§ **Task directions**
Look through the data below. Show each line where the string "page" occurs.

§ **Given records**
------------------------------------------------------------

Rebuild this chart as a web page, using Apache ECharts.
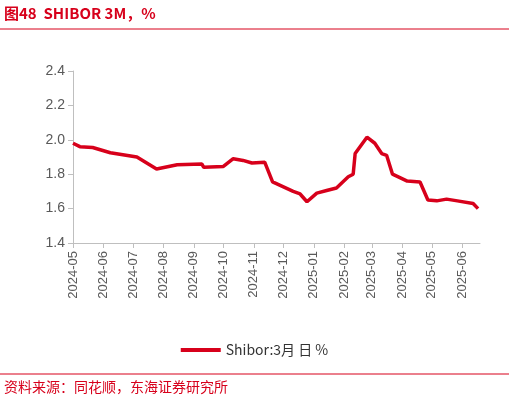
<!DOCTYPE html>
<html><head><meta charset="utf-8">
<script src="https://cdn.jsdelivr.net/npm/echarts@6/dist/echarts.min.js"></script>
<style>html,body{margin:0;padding:0;background:#fff}#c{width:509px;height:407px}</style>
</head><body><div id="c"></div>
<script>
let dates = ['2024-05-01','2024-05-08','2024-05-21','2024-06-08','2024-07-05','2024-07-25','2024-08-15','2024-09-09','2024-09-11','2024-10-01','2024-10-11','2024-10-21','2024-10-30','2024-11-12','2024-11-20','2024-12-11','2024-12-18','2024-12-25','2025-01-04','2025-01-14','2025-01-24','2025-02-05','2025-02-10','2025-02-12','2025-02-24','2025-03-04','2025-03-11','2025-03-16','2025-03-22','2025-04-06','2025-04-19','2025-04-27','2025-05-06','2025-05-16','2025-05-27','2025-06-12','2025-06-17'];
let shibor = [1.98,1.96,1.955,1.925,1.90,1.83,1.855,1.86,1.84,1.845,1.89,1.88,1.865,1.87,1.755,1.70,1.685,1.64,1.69,1.705,1.72,1.785,1.80,1.92,2.015,1.98,1.92,1.91,1.80,1.76,1.755,1.65,1.645,1.655,1.645,1.63,1.60];
let monthTicks = ['2024-05','2024-06','2024-07','2024-08','2024-09','2024-10','2024-11','2024-12','2025-01','2025-02','2025-03','2025-04','2025-05','2025-06'];

let chart = echarts.init(document.getElementById('c'));
let toMs = s => Date.UTC(+s.slice(0, 4), +s.slice(5, 7) - 1, s.length > 7 ? +s.slice(8, 10) : 1);
let tickMs = monthTicks.map(toMs);
let option = {
  graphic: [
    { type: 'text', left: 4, top: 6, style: { text: '图48  SHIBOR 3M，%', fill: '#d7001b', font: 'bold 15px "Noto Sans CJK SC", sans-serif' } },
    { type: 'line', shape: { x1: 0, y1: 29, x2: 509, y2: 29 }, style: { stroke: '#d7001b', lineWidth: 1 } },
    { type: 'line', shape: { x1: 0, y1: 374, x2: 509, y2: 374 }, style: { stroke: '#d7001b', lineWidth: 1 } },
    { type: 'text', left: 4, top: 380, style: { text: '资料来源：同花顺，东海证券研究所', fill: '#d7001b', font: '14px "Noto Sans CJK SC", sans-serif' } }
  ],
  grid: { left: 73, right: 29, top: 71, bottom: 164 },
  legend: {
    bottom: 45, left: 'center', icon: 'rect', itemWidth: 40, itemHeight: 4,
    textStyle: { color: '#333', fontSize: 14, fontFamily: '"Noto Sans CJK SC", sans-serif' },
    data: ['Shibor:3月 日 %']
  },
  xAxis: {
    type: 'value',
    min: tickMs[0],
    max: toMs('2025-06-19'),
    axisLine: { lineStyle: { color: '#bfbfbf' } },
    axisTick: { show: true, customValues: tickMs, lineStyle: { color: '#bfbfbf' } },
    axisLabel: {
      customValues: tickMs, rotate: 90, color: '#595959', fontSize: 13,
      fontFamily: 'Arial, "Liberation Sans", sans-serif',
      formatter: v => monthTicks[tickMs.indexOf(v)] || ''
    },
    splitLine: { show: false }
  },
  yAxis: {
    type: 'value', min: 1.4, max: 2.4, interval: 0.2,
    axisLine: { show: true, lineStyle: { color: '#bfbfbf' } },
    axisTick: { show: true, lineStyle: { color: '#bfbfbf' } },
    axisLabel: { color: '#595959', fontSize: 14, formatter: v => v.toFixed(1), fontFamily: 'Arial, "Liberation Sans", sans-serif' },
    splitLine: { show: false }
  },
  series: [{
    name: 'Shibor:3月 日 %', type: 'line', showSymbol: false,
    data: dates.map((d, i) => [toMs(d), shibor[i]]),
    lineStyle: { color: '#d7001b', width: 3.5 }, itemStyle: { color: '#d7001b' }
  }]
};
chart.setOption(option);
</script></body></html>
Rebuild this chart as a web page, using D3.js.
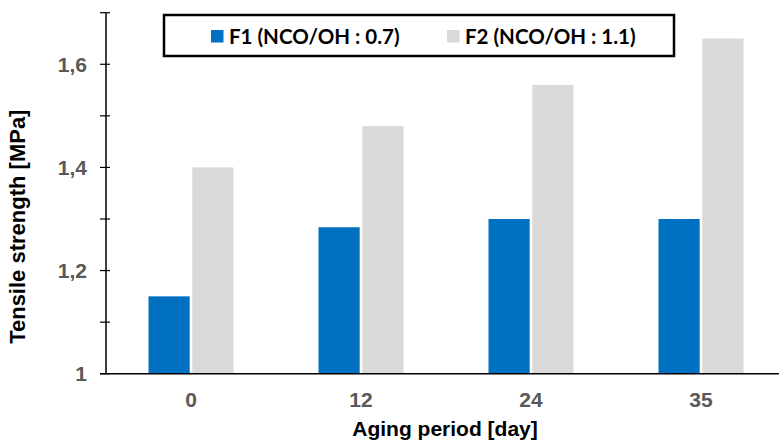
<!DOCTYPE html>
<html><head><meta charset="utf-8">
<script src="https://cdn.jsdelivr.net/npm/d3@7"></script>
<style>html,body{margin:0;padding:0;background:#fff;}svg{display:block;}</style>
</head><body>
<svg id="chart" width="779" height="440"></svg>
<script>
const categories = ["0", "12", "24", "35"];
const seriesNames = ["F1 (NCO/OH : 0.7)", "F2 (NCO/OH : 1.1)"];
const f1Values = [1.15, 1.284, 1.30, 1.30];
const f2Values = [1.40, 1.48, 1.56, 1.65];
const yTickValues = [1, 1.1, 1.2, 1.3, 1.4, 1.5, 1.6, 1.7];
const yLabelValues = [1, 1.2, 1.4, 1.6];
const colors = ["#0070C0", "#D9D9D9"];

const svg = d3.select("#chart");
const x0 = d3.scaleBand().domain(categories).range([106, 786]).paddingInner(0.5).paddingOuter(0.25);
const x1 = d3.scaleBand().domain([0, 1]).range([0, x0.bandwidth()]).paddingInner(0.06);
const y = d3.scaleLinear().domain([1, 1.7]).range([373.7, 12.7]);

const series = [f1Values, f2Values];
series.forEach((vals, si) => {
  svg.append("g").selectAll("rect").data(vals).join("rect")
    .attr("x", (d, i) => x0(categories[i]) + x1(si))
    .attr("y", d => y(d))
    .attr("width", x1.bandwidth())
    .attr("height", d => y(1) - y(d))
    .attr("fill", colors[si]);
});

// y axis
svg.append("line").attr("x1", 106).attr("x2", 106).attr("y1", y(1.7)).attr("y2", y(1))
  .attr("stroke", "#000").attr("stroke-width", 1.5);
svg.append("g").selectAll("line").data(yTickValues).join("line")
  .attr("x1", 100).attr("x2", 110).attr("y1", d => y(d)).attr("y2", d => y(d))
  .attr("stroke", "#000").attr("stroke-width", 1.2);
svg.append("g").selectAll("text").data(yLabelValues).join("text")
  .attr("x", 87).attr("y", d => y(d)).attr("dy", "0.35em")
  .attr("text-anchor", "end")
  .attr("font-family", "Liberation Sans, Arial, sans-serif").attr("font-weight", "bold")
  .attr("font-size", 21).attr("fill", "#595959")
  .text(d => d3.format(".1f")(d).replace(/\.0$/, "").replace(".", ","));

// x axis
svg.append("line").attr("x1", 100).attr("x2", 779).attr("y1", y(1)).attr("y2", y(1))
  .attr("stroke", "#000").attr("stroke-width", 1.5);
const xAxis = d3.axisBottom(x0).tickSize(0).tickPadding(0);
const gx = svg.append("g").attr("transform", "translate(0,392)").call(xAxis);
gx.select(".domain").remove();
gx.selectAll("text")
  .attr("font-family", "Liberation Sans, Arial, sans-serif").attr("font-weight", "bold")
  .attr("font-size", 21).attr("fill", "#595959").attr("dy", "0.71em");

// titles
svg.append("text").attr("x", 445).attr("y", 436).attr("text-anchor", "middle")
  .attr("font-family", "Liberation Sans, Arial, sans-serif").attr("font-weight", "bold")
  .attr("font-size", 21).attr("fill", "#000").text("Aging period [day]");
svg.append("text").attr("transform", "translate(25,226.7) rotate(-90)").attr("text-anchor", "middle")
  .attr("font-family", "Liberation Sans, Arial, sans-serif").attr("font-weight", "bold")
  .attr("font-size", 22).attr("fill", "#000").text("Tensile strength [MPa]");

// legend
const lg = svg.append("g");
lg.append("rect").attr("x", 164).attr("y", 15).attr("width", 510).attr("height", 41)
  .attr("fill", "#fff").attr("stroke", "#000").attr("stroke-width", 2.5);
const legendX = [211, 447];
seriesNames.forEach((name, i) => {
  lg.append("rect").attr("x", legendX[i]).attr("y", 30).attr("width", 12.5).attr("height", 12.5).attr("fill", colors[i]);
  lg.append("text").attr("x", legendX[i] + 18).attr("y", 36.5).attr("dy", "0.35em")
    .attr("font-family", "Lato, 'Open Sans', sans-serif").attr("font-weight", "bold")
    .attr("font-size", 20.5).attr("fill", "#000").text(name);
});
</script>
</body></html>
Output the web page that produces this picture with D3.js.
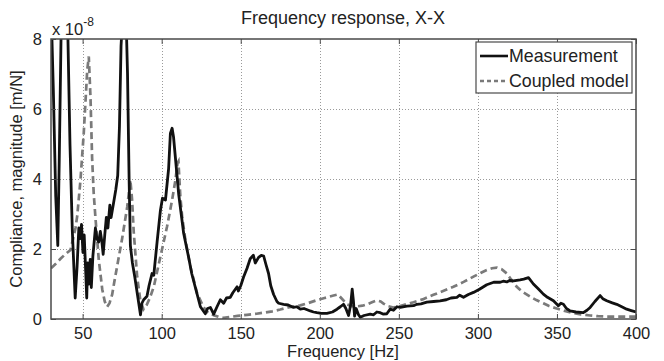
<!DOCTYPE html>
<html>
<head>
<meta charset="utf-8">
<script src="https://cdn.jsdelivr.net/npm/d3@7"></script>
<style>
  body { margin: 0; background: #fff; }
  svg { display: block; }
  text { font-family: "Liberation Sans", Arial, sans-serif; fill: #222; }
</style>
</head>
<body>
<svg id="chart" width="664" height="361"></svg>
<script>
// ---- data (values in units of 1e-8 m/N) ----
const title = "Frequency response, X-X";
const xLabel = "Frequency [Hz]";
const yLabel = "Compliance, magnitude [m/N]";
const seriesNames = ["Measurement", "Coupled model"];
const xTicks = [50, 100, 150, 200, 250, 300, 350, 400];
const yTicks = [0, 2, 4, 6, 8];

const measFreq = [30,31.5,33,34.3,35.2,36.5,38.5,40.5,42,43.5,45.3,46.5,47.6,48.5,49.3,50.2,51,52,52.6,53.2,54,54.8,55.5,56.5,57.5,58.1,59,60.2,61.2,62.2,63,64,65,66,67.2,68,69.7,71,72.2,73.3,74.3,75.5,76.5,77.5,78.4,79.4,80.2,81.5,83,85,86.6,87.5,88.6,90.7,92,93.9,95,97.1,99.2,100.5,102.4,104.4,105.5,106.6,107.5,108.7,110.8,113.9,115.5,117.1,119,121.3,124.5,127.6,129,130.8,132.9,135,137.1,139.2,141,143.4,145,147.7,148.5,150,151.8,154,156,158,159.2,161.3,163,164.5,166,167.6,169,170.8,172.9,174,177.1,180,183.4,185.5,187.7,190,194,196,198.2,201,204.5,208,210.9,213,215,216.5,218.2,219.5,220.5,221.3,222,223,224.5,225.6,228,231.9,234,236.1,238.2,240,242.4,244.5,246.6,248.8,250.9,255.1,259.3,261.4,264,267.7,272,276.1,280,283,286.7,288.5,290.9,294,297.2,301,305.6,310,314.1,316,318.3,320,322.5,326.7,329,332,335.1,338,341.4,344,347.8,350.9,352.5,354.1,356,358.3,362,366.7,369,371,374,377.3,379,381.5,385,387.8,391,394.1,397,400];
const measVal = [9.0,6.5,3.5,2.1,4.5,8.5,10,8.5,5,2.5,0.6,1.5,2.6,2.3,2.7,1.9,2.4,1.3,0.6,1.6,1.0,1.7,0.9,1.8,2.3,2.6,2.3,2.2,2.5,2.2,1.85,2.4,2.9,2.6,3.25,2.9,3.35,3.7,4.1,5.5,7.8,8.8,9.0,8.6,7.0,4.0,2.1,1.6,1.2,0.6,0.12,0.45,0.55,0.65,0.95,1.3,1.25,2.2,3.1,3.45,3.4,4.3,5.3,5.45,5.2,4.6,3.55,2.45,2.1,1.75,1.3,0.9,0.35,0.15,0.3,0.33,0.14,0.35,0.55,0.45,0.6,0.62,0.75,0.92,0.8,0.95,1.2,1.45,1.72,1.82,1.6,1.76,1.82,1.8,1.55,1.3,0.95,0.7,0.5,0.45,0.42,0.4,0.33,0.35,0.28,0.3,0.23,0.2,0.18,0.16,0.16,0.2,0.28,0.35,0.42,0.3,0.1,0.4,0.85,0.5,0.08,0.3,0.12,0.05,0.1,0.14,0.12,0.2,0.18,0.14,0.15,0.28,0.25,0.35,0.33,0.37,0.38,0.42,0.43,0.48,0.5,0.52,0.55,0.6,0.62,0.68,0.62,0.7,0.76,0.85,0.98,1.05,1.05,1.08,1.06,1.1,1.09,1.12,1.14,1.18,1.0,0.87,0.71,0.62,0.52,0.38,0.45,0.42,0.3,0.23,0.2,0.18,0.25,0.33,0.5,0.67,0.58,0.52,0.46,0.42,0.35,0.28,0.24,0.2];

const modelFreq = [30,33,36,39,42.3,44,45.5,46.6,48.6,50.7,52.9,53.9,55,56,57,58.1,60.2,62.4,64,65.5,67,68.7,70,71.8,75,78.2,80.2,81.3,82.3,84.5,86.6,88.5,90.5,92.5,95,99.2,103.4,106.6,108.7,110,110.6,111.8,113,115,118.2,122.4,126.6,129,132.9,136,139.2,143.4,148,154,160,164.5,170,175,180,187.7,193,198.2,203,208.7,211.5,214,217.2,220,223.5,227,230,233,236.1,238.5,240.3,243,246.6,250,253,259.3,265,271.9,278,284.5,291,297.2,302,305.6,309,312,315,318.3,321,324.6,328,333,337,341.4,345,349.9,355,360.4,365,371,376,381.5,390,400];
const modelVal = [1.45,1.58,1.72,1.85,1.97,2.3,2.6,2.95,3.95,5.3,7.1,7.5,6.3,4.6,3.6,2.9,1.7,0.85,0.5,0.35,0.45,0.7,1.05,1.5,2.3,3.2,3.97,3.4,2.5,1.2,0.5,0.28,0.4,0.6,0.92,1.78,2.64,3.4,3.97,4.45,4.5,3.5,2.9,2.26,1.49,0.73,0.33,0.2,0.11,0.06,0.03,0.06,0.09,0.12,0.15,0.18,0.22,0.27,0.33,0.39,0.46,0.54,0.6,0.67,0.7,0.58,0.42,0.37,0.36,0.38,0.42,0.48,0.53,0.5,0.44,0.37,0.33,0.36,0.4,0.48,0.56,0.69,0.8,0.92,1.06,1.21,1.32,1.4,1.45,1.47,1.42,1.3,1.13,0.92,0.78,0.64,0.54,0.45,0.37,0.3,0.23,0.17,0.13,0.1,0.08,0.07,0.07,0.07];

// ---- layout ----
const svg = d3.select("#chart");
const L = 51, R = 636, T = 39, B = 319;
const x = d3.scaleLinear().domain([30, 400]).range([L, R]);
const y = d3.scaleLinear().domain([0, 8]).range([B, T]);
const txt = "#222", axisCol = "#4a4a4a";

svg.append("defs").append("clipPath").attr("id", "plotclip")
  .append("rect").attr("x", L).attr("y", T).attr("width", R - L).attr("height", B - T);

// grid
const grid = svg.append("g").attr("stroke", "#9a9a9a").attr("stroke-width", 1).attr("stroke-dasharray", "1,2");
grid.selectAll("line.gx").data(xTicks.filter(d => d < 400)).enter().append("line")
  .attr("x1", d => Math.round(x(d)) + 0.5).attr("x2", d => Math.round(x(d)) + 0.5)
  .attr("y1", T).attr("y2", B);
grid.selectAll("line.gy").data(yTicks.filter(d => d > 0 && d < 8)).enter().append("line")
  .attr("y1", d => Math.round(y(d)) + 0.5).attr("y2", d => Math.round(y(d)) + 0.5)
  .attr("x1", L).attr("x2", R);

// lines
const plot = svg.append("g").attr("clip-path", "url(#plotclip)");
const line = d3.line().x(d => x(d[0])).y(d => y(d[1]));
const modelData = modelFreq.map((f, i) => [f, modelVal[i]]);
const measData = measFreq.map((f, i) => [f, measVal[i]]);
plot.append("path").datum(modelData).attr("d", line)
  .attr("fill", "none").attr("stroke", "#7a7a7a").attr("stroke-width", 2.7)
  .attr("stroke-dasharray", "7,4");
plot.append("path").datum(measData).attr("d", line)
  .attr("fill", "none").attr("stroke", "#111").attr("stroke-width", 2.8)
  .attr("stroke-linejoin", "round");

// axes (inward ticks)
const fs = 16.5;
const xAxis = svg.append("g").attr("transform", `translate(0,${B})`)
  .call(d3.axisBottom(x).tickValues(xTicks).tickSize(-5).tickPadding(8).tickFormat(d3.format("d")));
const xTop = svg.append("g").attr("transform", `translate(0,${T})`)
  .call(d3.axisTop(x).tickValues(xTicks).tickSize(-5).tickFormat(""));
const yAxis = svg.append("g").attr("transform", `translate(${L},0)`)
  .call(d3.axisLeft(y).tickValues(yTicks).tickSize(-5).tickPadding(9).tickFormat(d3.format("d")));
const yRight = svg.append("g").attr("transform", `translate(${R},0)`)
  .call(d3.axisRight(y).tickValues(yTicks).tickSize(-5).tickFormat(""));
[xAxis, xTop, yAxis, yRight].forEach(g => {
  g.select(".domain").remove();
  g.selectAll(".tick line").attr("stroke", axisCol).attr("stroke-width", 1);
  g.selectAll("text").attr("font-size", fs).attr("fill", txt)
    .attr("font-family", "'Liberation Sans', Arial, sans-serif");
});
svg.append("rect").attr("x", L).attr("y", T).attr("width", R - L).attr("height", B - T)
  .attr("fill", "none").attr("stroke", axisCol).attr("stroke-width", 1.5);

// exponent label
const ex = svg.append("text").attr("x", L + 1).attr("y", 35).attr("font-size", fs);
ex.append("tspan").text("x 10");
ex.append("tspan").attr("dy", -9).attr("font-size", 12).text("-8");

// title and labels
svg.append("text").attr("x", 343).attr("y", 24).attr("text-anchor", "middle")
  .attr("font-size", 18).text(title);
svg.append("text").attr("x", 343).attr("y", 356.5).attr("text-anchor", "middle")
  .attr("font-size", fs).text(xLabel);
svg.append("text").attr("transform", `translate(22,${(T + B) / 2}) rotate(-90)`)
  .attr("text-anchor", "middle").attr("font-size", fs).text(yLabel);

// legend
const lg = svg.append("g");
lg.append("rect").attr("x", 476).attr("y", 42).attr("width", 156).attr("height", 51)
  .attr("fill", "#fff").attr("stroke", axisCol).attr("stroke-width", 1.2);
const styles = [{ c: "#111", dash: null }, { c: "#7a7a7a", dash: "4,3" }];
seriesNames.forEach((name, i) => {
  const yy = 56 + i * 25;
  lg.append("line").attr("x1", 480).attr("x2", 508).attr("y1", yy).attr("y2", yy)
    .attr("stroke", styles[i].c).attr("stroke-width", 2.6)
    .attr("stroke-dasharray", styles[i].dash);
  lg.append("text").attr("x", 509).attr("y", yy + 6).attr("font-size", 17.8).text(name);
});
</script>
</body>
</html>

------------------------------------------------------------

§ **Full solution**
Rebuild this chart as a web page, using Apache ECharts.
Rebuild this chart as a web page, using D3.js.
Output the web page that produces this picture with D3.js.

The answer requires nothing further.